33 Best 50s Rock Songs

Best 50s Rock Songs

The 50s was a time of significant cultural change in terms of civil rights, social norms, and music. Rock and roll became popular with people who were looking for something new. The rebellious feel of this music seemed different from what they’d previously heard on the radio. This list of the best 50s rock songs bridges the gap from older music to what’s out today.

“The Tennessee Waltz” By Patti Page

Song Year: 1950

The title might make you wonder how this sound qualifies as rock and roll. It’s not a traditional waltz, but the lyrics refer to a friend waltzing away with your sweetheart after they’re introduced to each other. Another artist previously released it as a country single in 1948, inspiring Page to reimagine the song her own way to make it one of the first rock songs of the 1950s.

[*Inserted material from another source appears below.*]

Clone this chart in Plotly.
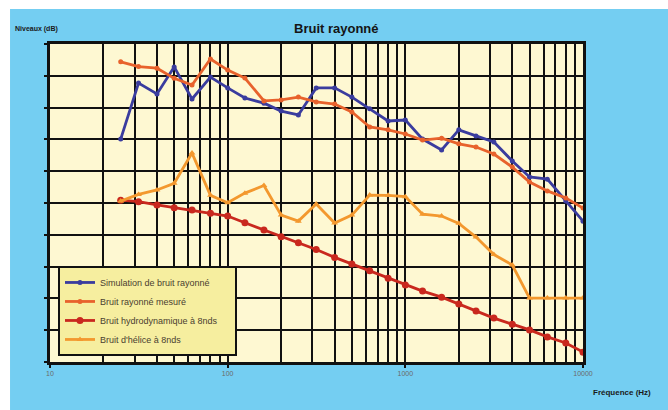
import plotly.graph_objects as go

# Third-octave band centre frequencies (Hz)
freqs = [25, 31.5, 40, 50, 63, 80, 100, 125, 160, 200, 250, 315, 400, 500,
         630, 800, 1000, 1250, 1600, 2000, 2500, 3150, 4000, 5000, 6300, 8000, 10000]

# Levels (dB)
simulation = [70.1, 87.7, 84.3, 92.8, 82.7, 89.6, 86.2, 83.0, 81.4, 78.9, 77.7, 86.2, 86.2, 83.3,
              79.6, 75.8, 76.1, 70.1, 66.7, 73.0, 71.1, 69.2, 63.2, 58.2, 57.5, 50.6, 44.3]
mesure = [94.4, 92.9, 92.4, 89.2, 87.1, 95.3, 91.8, 89.3, 82.1, 82.4, 83.3, 81.8, 81.1, 78.6,
          73.9, 73.0, 71.7, 69.8, 70.4, 68.6, 67.6, 65.4, 61.3, 56.6, 53.8, 51.6, 48.4]
hydro = [50.9, 50.4, 49.4, 48.5, 47.8, 46.8, 45.9, 43.8, 41.5, 39.4, 37.5, 35.4, 32.9, 30.8,
         28.7, 26.3, 24.2, 22.3, 20.4, 18.2, 16.0, 13.8, 11.9, 10.1, 7.9, 6.0, 3.1]
helice = [50.6, 52.7, 54.1, 56.2, 65.7, 52.4, 50.1, 53.1, 55.5, 46.2, 44.3, 49.7, 43.7, 46.2,
          52.5, 52.4, 52.0, 46.5, 45.9, 43.6, 39.3, 33.8, 30.5, 20.1, 20.1, 20.1, 20.1]

series_names = ["Simulation de bruit rayonné", "Bruit rayonné mesuré",
                "Bruit hydrodynamique à 8nds", "Bruit d'hélice à 8nds"]

decade_ticks = [10, 100, 1000, 10000]
decade_labels = ["10", "100", "1000", "10000"]
minor_ticks = [m * d for d in (10, 100, 1000) for m in range(2, 10)]

NARROW = "Liberation Sans Narrow, Arial Narrow, Liberation Sans, sans-serif"
PAD = "\u00a0" * 5  # extra room on the right of the legend box

fig = go.Figure()

styles = [
    (simulation, "#3A3C9E", "circle", 5, 2.8),
    (mesure, "#E8622C", "circle", 5, 2.8),
    (hydro, "#C9281E", "circle", 7, 2.8),
    (helice, "#F3982E", "triangle-up", 6, 2.8),
]
for i, (vals, col, sym, msz, lw) in enumerate(styles):
    label = series_names[i] + (PAD if i == 2 else "")
    fig.add_trace(go.Scatter(
        x=freqs, y=vals, name=label, mode="lines+markers",
        line=dict(color=col, width=lw),
        marker=dict(color=col, symbol=sym, size=msz),
        legendgroup=f"g{i}",
    ))

fig.update_layout(
    width=668, height=410,
    margin=dict(l=50, r=85, t=44, b=48),
    paper_bgcolor="#74CEF2",
    plot_bgcolor="#FEF8D2",
    showlegend=True,
    legend=dict(
        x=0.015, y=0.302, xanchor="left", yanchor="top",
        bgcolor="#F6EE9F", bordercolor="#111111", borderwidth=2,
        font=dict(family="Liberation Sans, Arial, sans-serif", size=9, color="#4A4030"),
        tracegroupgap=0, traceorder="grouped",
        itemwidth=30,
    ),
    xaxis=dict(
        type="log", range=[1, 4],
        tickvals=decade_ticks, ticktext=decade_labels,
        ticks="outside", ticklen=3, tickwidth=2, tickcolor="#111111",
        tickfont=dict(family=NARROW, size=7, color="#6A6A6A"),
        showgrid=True, gridcolor="#111111", gridwidth=2.4,
        minor=dict(tickvals=minor_ticks, showgrid=True, gridcolor="#111111", gridwidth=2.4,
                   ticks=""),
        showline=True, linecolor="#111111", linewidth=2.6, mirror=True,
        zeroline=False,
    ),
    yaxis=dict(
        range=[0, 100], dtick=10,
        showticklabels=False,
        ticks="outside", ticklen=3, tickwidth=2, tickcolor="#111111",
        showgrid=True, gridcolor="#111111", gridwidth=2.4,
        showline=True, linecolor="#111111", linewidth=2.6, mirror=True,
        zeroline=False,
    ),
    shapes=[
        # white strips along the top and left edges of the page
        dict(type="rect", xref="paper", yref="paper", x0=-0.2, x1=1.3, y0=1.110, y1=1.3,
             fillcolor="white", line=dict(width=0), layer="below"),
        dict(type="rect", xref="paper", yref="paper", x0=-0.2, x1=-0.075, y0=-0.3, y1=1.3,
             fillcolor="white", line=dict(width=0), layer="below"),
    ],
    annotations=[
        dict(text="<b>Bruit rayonné</b>", xref="paper", yref="paper", x=0.537, y=1.05,
             xanchor="center", yanchor="middle", showarrow=False,
             font=dict(family=NARROW, size=13, color="#151515")),
        dict(text="<b>Niveaux (dB)</b>", xref="paper", yref="paper", x=-0.069, y=1.047,
             xanchor="left", yanchor="middle", showarrow=False,
             font=dict(family=NARROW, size=7, color="#1A1A1A")),
        dict(text="<b>Fréquence (Hz)</b>", xref="paper", yref="paper", x=1.074, y=-0.097,
             xanchor="center", yanchor="middle", showarrow=False,
             font=dict(family=NARROW, size=8, color="#1A1A1A")),
    ],
)

fig.write_html("out.html")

“Blue Suede Shoes” By Carl Perkins

Song Year: 1955

Most people know Elvis Presley’s version of “Blue Suede Shoes,” but Carl Perkins wrote the song. He also recorded it first at Sun Studios, a year before Elvis released his version.

Johnny Cash gave Perkins the idea of writing about blue suede shoes, which referred to military airmen’s shoes. Perkins didn’t know how to make shoes interesting, but after so many artists recorded this song and made it a hit, he clearly did something right. It’s one of the catchiest, most recognizable rock songs of the 1950s.

“Hound Dog” By Elvis Presley

Song Year: 1956

You can’t have a list of rock songs without mentioning Elvis Presley. While he wasn’t the first musician to record a rock and roll track, he made the genre popular. Elvis also wasn’t the first artist to record “Hound Dog.” It was a blues song recorded by Big Mama Thornton in 1952.

Elvis heard Freddie Bell and the Bellboys perform it in Las Vegas and knew he wanted to release his own version. He started performing it live with a slower tempo but sped it up in the studio to give it a signature rock and roll feel.

“Rock Around the Clock” By Bill Haley and His Comets

Song Year: 1954

The repetitive lyrics documenting the passing hours make this song easy to learn. The band recorded it as a B-side to a single, using only 30 minutes of studio time to perform it. The single didn’t even chart, but the B-side took the world by storm. It brought rock and roll into the public eye and joined the National Recording Registry in 2018.

“Please, Please, Please” By James Brown and the Famous Flames

Song Year: 1958

James Brown’s single reached number six on the R&B charts, but it’s more important as a rock song. Ike and Tina Turner recorded their own rock-influenced version, followed by The Who in the 1960s. The lyrics are relatable, with the singer pleading with his love to stay with him, professing his love even though she broke his heart by leaving him once before.

“Tutti Frutti” By Little Richard

Song Year: 1955

This single is Little Richard’s first hit. The nonsensical lyrics make it fun to sing along, and you can’t resist moving to the music. “Tutti Frutti” exemplified the hallmark of rock and roll songs with a loud volume, pounding beat, and impressive vocals. The Beatles and Elvis Presley went on to record their own versions of this song.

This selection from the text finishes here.